The wiki trap (that we've fallen into)
A number of years ago we had a not very good support website area that was basically a bunch of HTML pages with very little organization and navigation. In late 2009, when things reached the point where the support site absolutely had to be improved somehow, we made what has turned out to be a bad mistake: we turned it into a wiki. I say that this was a bad mistake because about a year later, we discovered that our wiki software was effectively abandoned. Oh, there's still something by the same name being developed, but it uses a different wikitext format and there's no automatic migration from the old wikitext to the new one. As far as we're concerned, it's different software.
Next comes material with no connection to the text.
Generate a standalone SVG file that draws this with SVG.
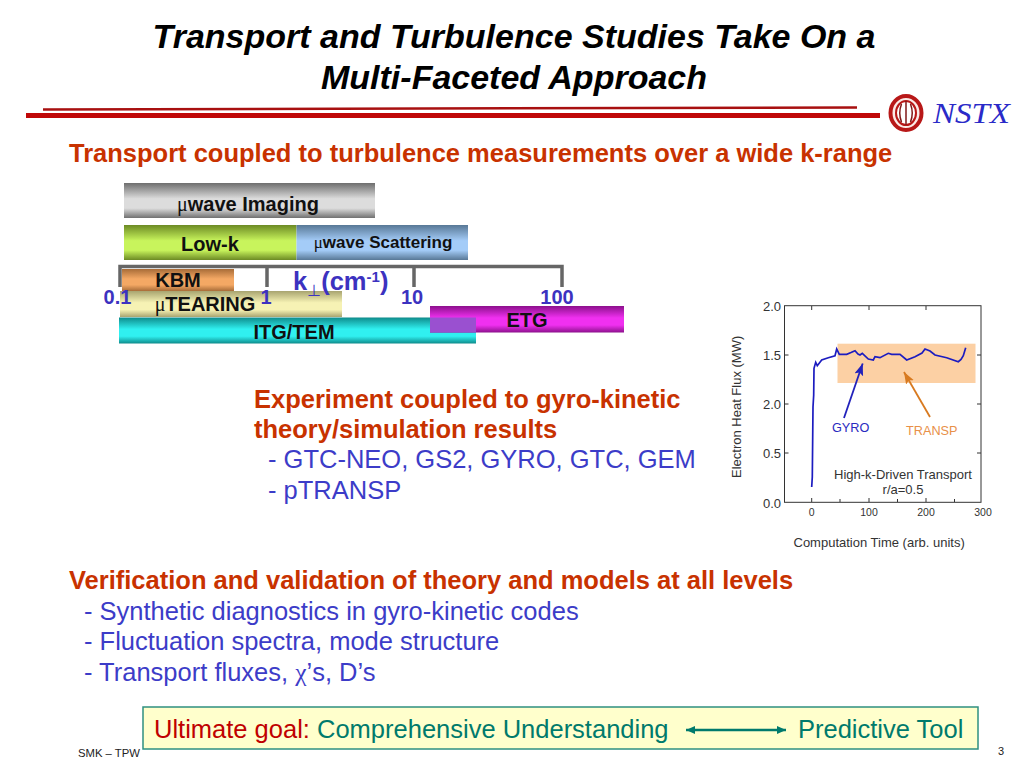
<svg xmlns="http://www.w3.org/2000/svg" width="1024" height="768" viewBox="0 0 1024 768">
<style>
text{font-family:"Liberation Sans",Arial,sans-serif}
.title{font-size:34px;font-weight:bold;font-style:italic;text-anchor:middle;fill:#000}
.head{font-size:25.500px;font-weight:bold;fill:#c83200}
.body{font-size:25.500px;fill:#3c3cc8}
.bar{font-size:20px;font-weight:bold;fill:#111;text-anchor:middle}
.axis{font-size:20px;font-weight:bold;fill:#3c32c0;text-anchor:middle}
.sym{font-family:"Liberation Serif",serif;font-weight:normal}
.plot{font-size:13px;fill:#333}
.tick{font-size:13px;fill:#333;text-anchor:end}
.tickx{font-size:10.500px;fill:#333;text-anchor:middle}
.goal{font-size:25.500px}
</style>
<defs>
<linearGradient id="gGray" x1="0" y1="0" x2="0" y2="1"><stop offset="0" stop-color="#6e6e6e"/><stop offset=".45" stop-color="#dcdcdc"/><stop offset=".72" stop-color="#dcdcdc"/><stop offset="1" stop-color="#707070"/></linearGradient>
<linearGradient id="gGreen" x1="0" y1="0" x2="0" y2="1"><stop offset="0" stop-color="#6c8a24"/><stop offset=".45" stop-color="#c8f45c"/><stop offset=".72" stop-color="#c8f45c"/><stop offset="1" stop-color="#6c8a24"/></linearGradient>
<linearGradient id="gBlue" x1="0" y1="0" x2="0" y2="1"><stop offset="0" stop-color="#587896"/><stop offset=".45" stop-color="#a4ccf8"/><stop offset=".72" stop-color="#a4ccf8"/><stop offset="1" stop-color="#587896"/></linearGradient>
<linearGradient id="gOrange" x1="0" y1="0" x2="0" y2="1"><stop offset="0" stop-color="#a86c38"/><stop offset=".45" stop-color="#f4a864"/><stop offset=".72" stop-color="#f4a864"/><stop offset="1" stop-color="#a86c38"/></linearGradient>
<linearGradient id="gYellow" x1="0" y1="0" x2="0" y2="1"><stop offset="0" stop-color="#a8a470"/><stop offset=".45" stop-color="#f6f2b4"/><stop offset=".72" stop-color="#f6f2b4"/><stop offset="1" stop-color="#a8a470"/></linearGradient>
<linearGradient id="gCyan" x1="0" y1="0" x2="0" y2="1"><stop offset="0" stop-color="#0e8c8c"/><stop offset=".45" stop-color="#30f0f0"/><stop offset=".72" stop-color="#30f0f0"/><stop offset="1" stop-color="#0e8c8c"/></linearGradient>
<linearGradient id="gMagenta" x1="0" y1="0" x2="0" y2="1"><stop offset="0" stop-color="#8c108c"/><stop offset=".45" stop-color="#f030f0"/><stop offset=".72" stop-color="#f030f0"/><stop offset="1" stop-color="#8c108c"/></linearGradient>
<marker id="aBlue" markerWidth="13" markerHeight="10" refX="12" refY="4.500" orient="auto" markerUnits="userSpaceOnUse"><path d="M0 0L12 4.500L0 9L2.500 4.500Z" fill="#2222bb"/></marker>
<marker id="aOrange" markerWidth="13" markerHeight="10" refX="12" refY="4.500" orient="auto" markerUnits="userSpaceOnUse"><path d="M0 0L12 4.500L0 9L2.500 4.500Z" fill="#d87a20"/></marker>
<marker id="aTeal" markerWidth="10" markerHeight="9" refX="9" refY="4" orient="auto-start-reverse" markerUnits="userSpaceOnUse"><path d="M0 0L9 4L0 8Z" fill="#007a6c"/></marker>
</defs>
<rect width="1024" height="768" fill="#fff"/>

<g id="title">
<text class="title" x="514" y="48">Transport and Turbulence Studies Take On a</text>
<text class="title" x="514" y="89">Multi-Faceted Approach</text>
</g>
<g id="header-rule">
<path d="M43 109.500L857 107.500" stroke="#a81010" stroke-width="2.500" fill="none"/>
<rect x="26" y="113" width="854" height="5" fill="#c00808"/>
</g>
<g id="logo">
<ellipse cx="906" cy="113" rx="15.500" ry="17" fill="#fbeae6" stroke="#b81818" stroke-width="4"/>
<ellipse cx="906" cy="113" rx="10" ry="12" fill="#fff" stroke="#b81818" stroke-width="2"/>
<path d="M906 101V125M901.500 104Q898 113 901.500 122M910.500 104Q914 113 910.500 122" stroke="#801818" stroke-width="1.500" fill="none"/>
<text x="933" y="123" font-size="30" font-style="italic" fill="#2a2ac8" textLength="77" lengthAdjust="spacingAndGlyphs" style="font-family:'Liberation Serif',serif">NSTX</text>
</g>

<g id="heading-1"><text class="head" x="69" y="162">Transport coupled to turbulence measurements over a wide k-range</text></g>

<g id="bar-imaging"><rect x="124" y="183" width="251" height="35" fill="url(#gGray)"/><text class="bar" x="248" y="211"><tspan class="sym">μ</tspan>wave Imaging</text></g>
<g id="bar-lowk"><rect x="124" y="225" width="172.500" height="35" fill="url(#gGreen)"/><text class="bar" x="210" y="251">Low-k</text></g>
<g id="bar-scattering"><rect x="296.500" y="225" width="171.500" height="35" fill="url(#gBlue)"/><text class="bar" x="383" y="248" style="font-size:17px"><tspan class="sym">μ</tspan>wave Scattering</text></g>
<g id="bar-kbm"><rect x="122" y="269" width="112" height="22" fill="url(#gOrange)"/><text class="bar" x="178" y="287">KBM</text></g>
<g id="bar-tearing"><rect x="120" y="291" width="222" height="26" fill="url(#gYellow)"/><text class="bar" x="205" y="311"><tspan class="sym">μ</tspan>TEARING</text></g>
<g id="bar-itg"><rect x="119" y="317.500" width="357" height="26" fill="url(#gCyan)"/><text class="bar" x="294" y="338.500">ITG/TEM</text></g>
<g id="bar-etg"><rect x="430" y="306" width="194" height="26.500" fill="url(#gMagenta)"/><rect x="430" y="317.500" width="46" height="15" fill="#9a50d0"/><text class="bar" x="527" y="326.500">ETG</text></g>

<g id="k-axis">
<path d="M120 287V266.500H562V287M267 266.500V287M414 266.500V287" fill="none" stroke="#666" stroke-width="3.500"/>
<text class="axis" x="117.500" y="304">0.1</text>
<text class="axis" x="266" y="304">1</text>
<text class="axis" x="412" y="304">10</text>
<text class="axis" x="557" y="304">100</text>
<text x="293" y="290" font-size="25.500" font-weight="bold" fill="#3c32c0">k<tspan class="sym" font-size="16" dy="6">⊥</tspan><tspan dy="-6">(cm</tspan><tspan font-size="15" dy="-8">-1</tspan><tspan dy="8">)</tspan></text>
</g>

<g id="experiment-text">
<text class="head" x="254" y="408">Experiment coupled to gyro-kinetic</text>
<text class="head" x="254" y="438">theory/simulation results</text>
<text class="body" x="268" y="468">- GTC-NEO, GS2, GYRO, GTC, GEM</text>
<text class="body" x="268" y="499">- pTRANSP</text>
</g>

<g id="plot">
<rect x="837.500" y="343.700" width="138" height="39.300" fill="#fcd0a4"/>
<rect x="784.500" y="305.700" width="196.500" height="196.600" fill="none" stroke="#333" stroke-width="1"/>
<path d="M784.500 355h4M784.500 404h4M784.500 453h4M977 355h4M977 404h4M977 453h4M811.700 502v-4M869 502v-4M926 502v-4M811.700 306v4M869 306v4M926 306v4M840 502v-3M897.500 502v-3M954.500 502v-3" stroke="#333" stroke-width="1" fill="none"/>
<text class="tick" x="781" y="310.500">2.0</text>
<text class="tick" x="781" y="360">1.5</text>
<text class="tick" x="781" y="409">2.0</text>
<text class="tick" x="781" y="458">0.5</text>
<text class="tick" x="781" y="507.500">0.0</text>
<text class="tickx" x="811.700" y="516">0</text>
<text class="tickx" x="869" y="516">100</text>
<text class="tickx" x="926" y="516">200</text>
<text class="tickx" x="983" y="516">300</text>
<text class="plot" x="741" y="478" transform="rotate(-90 741 478)">Electron Heat Flux (MW)</text>
<text class="plot" x="793.500" y="547">Computation Time (arb. units)</text>
<path d="M811.700 487L812.300 477L813 407L813.700 395L814 368.300L815.700 362.300L817.300 365.700L821.700 360L828.300 357.700L835 355.700L836.700 349L839.300 354.300L846.700 354.300L851 352.500L855 350.700L858 354L860 355L862.300 353.300L868.300 359L873.300 360L875 356.700L880 357.700L888.300 353.300L891.700 354.300L900 354.300L906.700 360L915 356.700L922 353L925 349L930 351L935 355L946.700 357.700L958.300 361.700L961 359.500L963.300 355.700L965.700 347.700" fill="none" stroke="#1c1cc0" stroke-width="1.700"/>
<path d="M844 418L862.700 363.500" stroke="#2222bb" stroke-width="1.800" marker-end="url(#aBlue)" fill="none"/>
<path d="M930 417L904 372" stroke="#d87a20" stroke-width="1.800" marker-end="url(#aOrange)" fill="none"/>
<text x="832" y="432" font-size="12.700" fill="#2a2ac0">GYRO</text>
<text x="906" y="435" font-size="12.700" fill="#e89048">TRANSP</text>
<text class="plot" x="903" y="479" text-anchor="middle">High-k-Driven Transport</text>
<text class="plot" x="903" y="494" text-anchor="middle">r/a=0.5</text>
</g>

<g id="verification-text">
<text class="head" x="69" y="589">Verification and validation of theory and models at all levels</text>
<text class="body" x="84" y="620">- Synthetic diagnostics in gyro-kinetic codes</text>
<text class="body" x="84" y="650">- Fluctuation spectra, mode structure</text>
<text class="body" x="84" y="681">- Transport fluxes, <tspan class="sym">χ</tspan>’s, D’s</text>
</g>

<g id="goal-box">
<rect x="143" y="707" width="835" height="42" fill="#ffffcc" stroke="#2f9080" stroke-width="1.500"/>
<text class="goal" x="154" y="737.500" fill="#c00000">Ultimate goal:</text>
<text class="goal" x="317" y="737.500" fill="#007a6c">Comprehensive Understanding</text>
<text class="goal" x="798" y="737.500" fill="#007a6c">Predictive Tool</text>
</g>
<g id="connectors">
<path d="M686 730H786" stroke="#007a6c" stroke-width="2.500" fill="none" marker-start="url(#aTeal)" marker-end="url(#aTeal)"/>
</g>

<g id="footer">
<text x="78" y="757" font-size="11.300" fill="#222">SMK – TPW</text>
<text x="998" y="755" font-size="11" fill="#222">3</text>
</g>
</svg>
This has left us seriously stuck. It's clear that we have to migrate but it's equally clear that doing so will be a significant amount of work because all of the content is 'locked up' inside the wiki's custom markup (and its file organization). Any means of getting an HTML version of the content will require stripping out what is probably a lot of standard markup and styling that the wiki adds, and we may have to resort to spidering our own site just to get all pages.
(We aren't even thinking about trying to extract the historical record of content modifications. That too is locked up inside the wiki, somehow, but it's not important enough to justify the effort to get it out. So we're going to lose stuff in this migration and no, that does not make me happy.)
In the mean time the wiki software has flaws like bad searching, the content has various issues, and the overall navigation needs to be improved, but doing anything in the current wiki is pretty much a dead end. So we mostly haven't touched it; we make minimal changes to update the content when we change our systems and every so often some especially dedicated person does a little bit more. Deeper issues of structure and wiki features remain completely untouched, partly because modifying the software ourselves is just not going to happen.
(Maybe we could do some of these changes without too much work. But every time we contemplate spending some time learning how to improve the current wiki, the inevitable question is why we don't use that time to start figuring out how to migrate and what to migrate to instead of wasting it on work we'll throw away.)
This is what I'll call the wiki trap: once you put your content into a wiki you're probably stuck with the wiki, for better or worse, because migrating away from a wiki you've adopted is generally quite difficult. A wiki is a one-way ratchet, a place where content checks in but it never checks out.
(Technically you can have a wiki that stores content in HTML form. This wiki would not have this issue, assuming that you can get at the raw content. The other way out is for your wiki to support exporting content to raw HTML. By the way, I'm still ignoring the edit history here.)
I don't have an answer to this situation. In fact this situation makes me very unhappy. I like wikis as a general rule, they give you a bunch of convenient features in one place, I really like simple markup, and there's a lot of appeal to allowing a broad bunch of people edit access to our support documentation so they can improve it. But at the same time I can't deny that putting our content into a wiki has turned out to be very painful experience in a way that could easily happen again with pretty much any other wiki software that we move to. It really looks like we'd be significantly better off with our content in dumb HTML in the filesystem (and assembled into web pages in any number of brute force ways).
(You may be tempted to say that our situation is an exceptional one caused by an unwise choice of wiki software. At one level this is true, but at another level how long is the life of the information that you're putting into your wiki now, and how sure are you that something this could never happen to your wiki software over that lifetime? I'm not sure that I can bet on any wiki software that I want to use to have a fifteen year lifespan, for example, and some of our support documentation is likely to live that long.)